Well, we know that now. But Brexiters don’t seem to accept that.
That’s the Semmelweis Reflex in action. To accept these facts as truth would destroy part of the image of the EU as the big bad dictatorship they have in their minds. So they don’t accept them.





http://donmcminn.com/2017/04/avoid-semmelweis-reflex/

15/ Third-person effect

Belief that mass communicated media messages have a greater effect on others than on themselves.
Vote Leave cheated and broke electoral law. Russia interfered in the campaign to steer the direction of the result towards leave.
WELL I DIDN’T VOTE LEAVE BECAUSE OF THAT!
Well, you might have.
There’s a reason why advertising and PR exists. Because it works.
You might think it doesn’t work on you. It does.
You probably voted leave because you saw loads of Russian bots spewing fake news on Twitter.
Sorry, but it’s true. You are just that easy to manipulate.

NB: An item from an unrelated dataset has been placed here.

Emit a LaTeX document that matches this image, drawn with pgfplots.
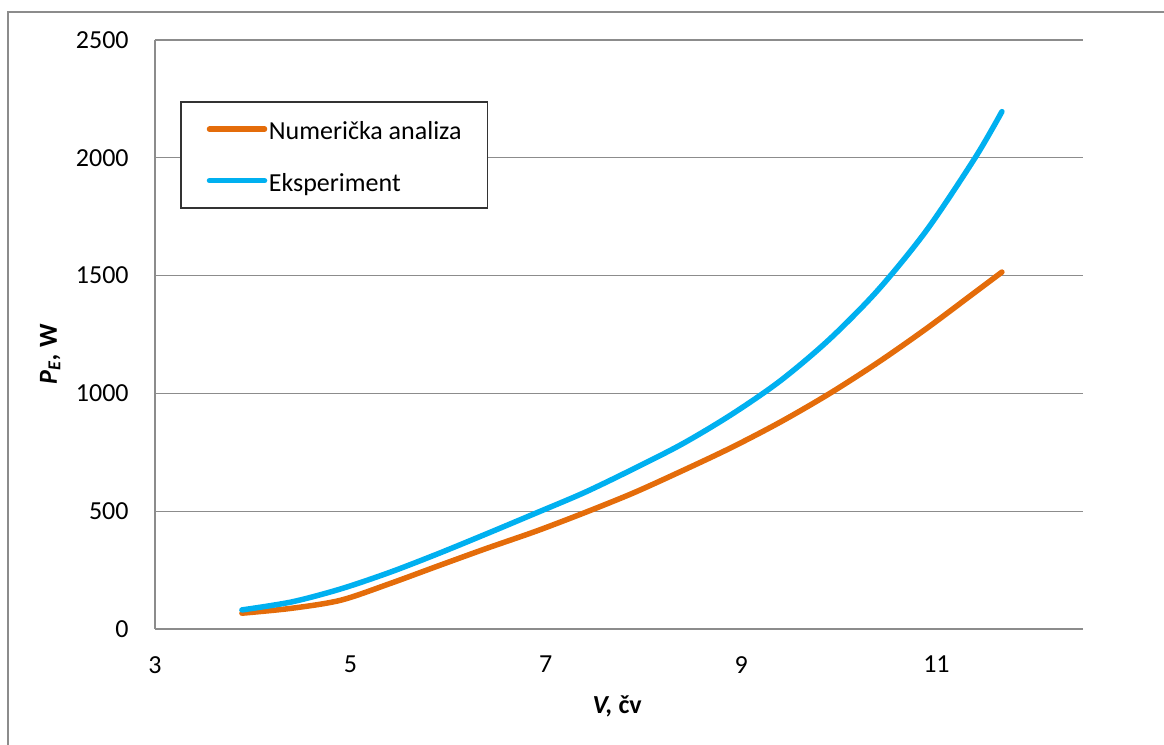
\documentclass[border=0pt]{standalone}
\usepackage{fontspec}
\setmainfont{Carlito}
\usepackage{pgfplots}
\pgfplotsset{compat=1.18}
\definecolor{orng}{HTML}{E46C0A}
\definecolor{sky}{HTML}{00B0F0}
\definecolor{gridc}{HTML}{8C8C8C}
\begin{document}
\fontsize{13}{15.6}\selectfont
\begin{tikzpicture}
\useasboundingbox (0,0) rectangle (582pt,372.5pt);
\draw[black!45, line width=0.6pt] (4pt,0) -- (4pt,366.5pt) -- (582pt,366.5pt);
\begin{axis}[
  at={(77.5pt,58pt)}, anchor=south west, scale only axis,
  width=464pt, height=294.5pt,
  xmin=3, xmax=12.5, ymin=0, ymax=2500,
  xtick={3,5,7,9,11}, ytick={0,500,1000,1500,2000,2500},
  axis x line*=bottom, axis y line*=left,
  ymajorgrids, grid style={gridc, line width=0.6pt},
  axis line style={gridc, line width=0.6pt},
  major tick length=0pt, tick style={draw=none},
  /pgf/number format/assume math mode=true,
  /pgf/number format/1000 sep={},
  tick label style={inner sep=0pt, font=\fontsize{13}{15.6}\selectfont},
  xticklabel style={yshift=-13.4pt},
  yticklabel style={xshift=-13pt},
  xlabel={\textbf{\textit{V,} čv}},
  xlabel style={at={(axis description cs:0.498,-0.131)}, anchor=center},
  ylabel={\textbf{\textit{P}\textsubscript{\textit{E}}\textit{,} W}},
  ylabel style={at={(axis description cs:-0.113,0.466)}, anchor=center},
  legend cell align=left,
  legend image code/.code={\draw[#1, line cap=round] (0pt,0pt) -- (27.5pt,0pt);},
  legend style={at={(axis description cs:0.0269,0.8964)}, anchor=north west,
    draw=black!80, line width=0.8pt, fill=white,
    inner xsep=13pt, inner ysep=8.4pt, row sep=15.3pt,
    nodes={inner sep=0pt, text height=10.5pt, text depth=0pt},
    /tikz/every odd column/.append style={column sep=0.8pt}},
]
\addplot[orng, line width=2.75pt, line cap=round, line join=round, smooth] coordinates {
(3.89,67) (4.4,88) (4.9,122) (5.4,192) (5.9,268) (6.4,343) (6.9,415)
(7.4,494) (7.9,578) (8.4,672) (8.9,770) (9.4,878) (9.9,998)
(10.4,1131) (10.9,1276) (11.4,1431) (11.67,1515)};
\addlegendentry{Numerička analiza}
\addplot[sky, line width=2.75pt, line cap=round, line join=round, smooth] coordinates {
(3.89,81) (4.4,115) (4.9,170) (5.4,240) (5.9,320) (6.4,405) (6.9,492)
(7.4,580) (7.9,680) (8.4,786) (8.9,910) (9.4,1053) (9.9,1228)
(10.4,1438) (10.9,1693) (11.4,2003) (11.67,2196)};
\addlegendentry{Eksperiment}
\end{axis}
\end{tikzpicture}
\end{document}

16/ Parkinson’s Law of Triviality

The tendency to give disproportionate weight to trivial issues. Also known as bikeshedding, this bias explains why an organization may avoid specialized or complex subjects, such as the design of a nuclear reactor, and instead focus on something easy to grasp or rewarding to the average participant, such as the design of an adjacent bike shed.
I love this one. To me it sums up Brexit perfectly.
How do we go about renegotiating trade deals with each individual EU member state on 100s of different areas of trade without breaking world trade rules?
We just leave and trade on WTO terms.
…erm, yes, but I mean, how do we do that, specifically, without drastically increasing the price of existing consumer goods or flatlining our manufacturing industry?
We leave, and they’ll come to us. It’s simple, they need us more than we need them.
No I don’t think you… oh forget it.





http://markbidwell.com/blog/parkinsons-law-of-triviality-2/

17/ False Consensus Effect

The tendency for people to overestimate the degree to which others agree with them.
Sometimes I think everyone has come to their senses and realised Brexit is total bullshit. That doesn’t last long.
I think a lot of Brexiters believe most of their fellow countrymen, even if against Brexit before the vote, now back it. They don’t.
Strange to suggest that one of our problems is that we believe we agree on more than we do, but I think that’s actually the case here.






Hopefully you understood that this piece was an attempt at a humorous explanation of Brexit through the lens of cognitive biases, and if you didn’t, well I’m afraid you’re probably guilty of all of the above. Lol.